4.    Change of Control:  Upon a Change of Control, the Company will determine the number of PSUs that are earned based on the actual level of achievement of the performance criteria outlined in this Agreement through the Change of Control date and any portion of the PSUs not earned will be forfeited.  Following this determination, the earned PSUs will vest based on the Participant’s continued service with the Company through the original Performance Vesting Date in the event the Company’s corporate successor assumes, converts or replaces the Award.  Any portion of the Participant’s earned PSUs (as determined pursuant to this Section 4) that have not yet vested will vest immediately: 

a.    on the Change of Control date in the event the Company’s successor or its affiliate does not assume, convert, or replace the Award; or

b.    upon the termination of the Participant’s employment or other association with the Company or with the Company’s successor in the event the Award continues or the Company’s successor assumes, converts or replaces the Award, and the Participant’s employment or other association with the Company or its successor is terminated by the Company without Due Cause, as that term is defined in the Participant’s Loyalty Agreement, within 24 months of the Change of Control, or, if applicable, by the Company without Due Cause or by the Participant for Good Reason as those terms are defined in the Participant’s Employment Agreement, within 24 months following the Change of Control date.  
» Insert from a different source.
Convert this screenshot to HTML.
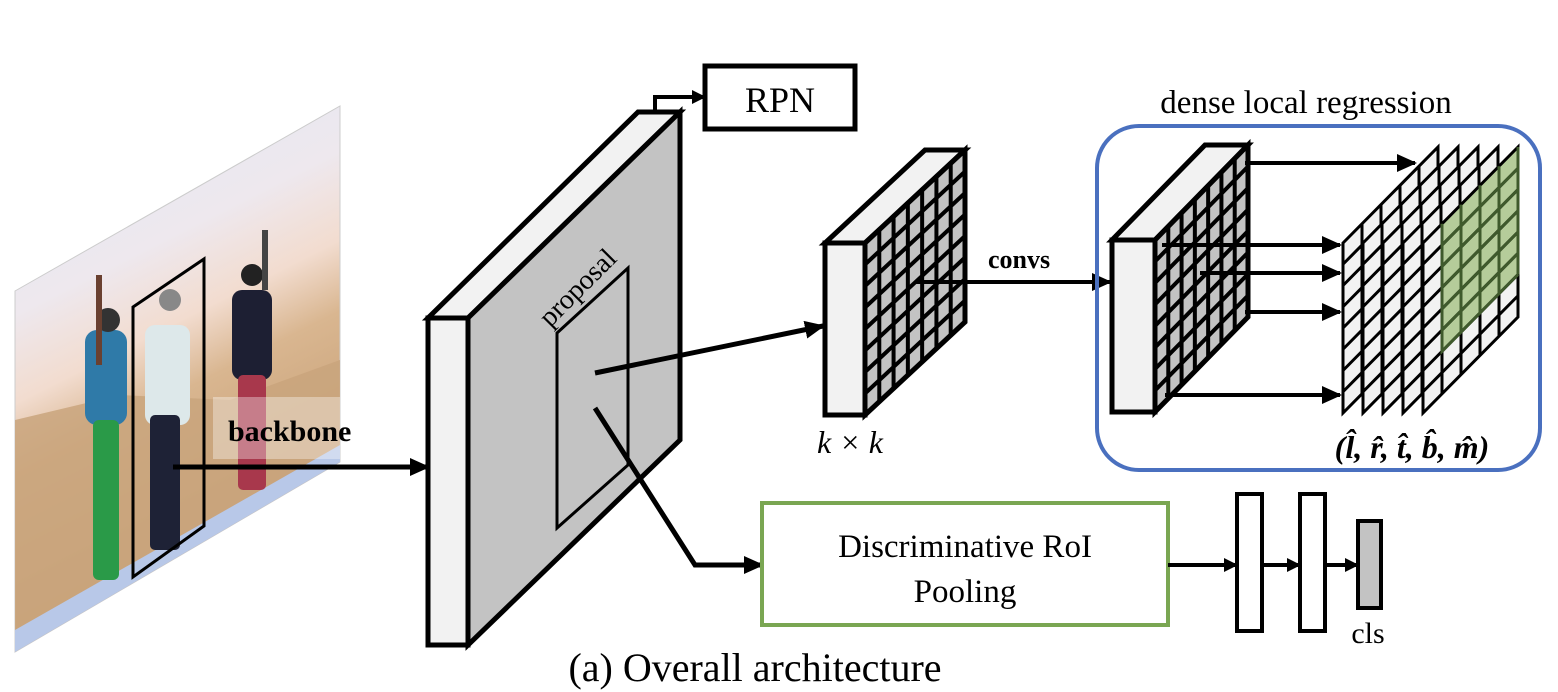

5.    Non-Transferability of PSUs and DSUs:  In the case of the DSUs described in Section 2 of this Award, until Shares are issued after the mandatory holding period has ended pursuant to this Agreement, the PSUs or DSUs may not be sold, assigned, transferred, pledged, hypothecated or otherwise disposed of or encumbered, and no attempt to transfer unvested PSUs or DSUs for which the mandatory holding period has not ended, whether voluntary or involuntary, by operation of law or otherwise, shall vest the transferee with any interest or right in or with respect to the Shares.  Any attempt to assign, alienate, pledge, attach, sell or otherwise transfer or encumber PSUs or the rights relating thereto shall be wholly ineffective and, if any such attempt is made, the PSUs shall be forfeited by the transferee and all of the transferee’s rights to such PSUs shall immediately terminate without any payment or consideration by the Company.  The Participant may, in the manner established by the Committee, designate a beneficiary or beneficiaries to exercise your rights to receive any property distributable with respect to DSUs upon the Participant’s death.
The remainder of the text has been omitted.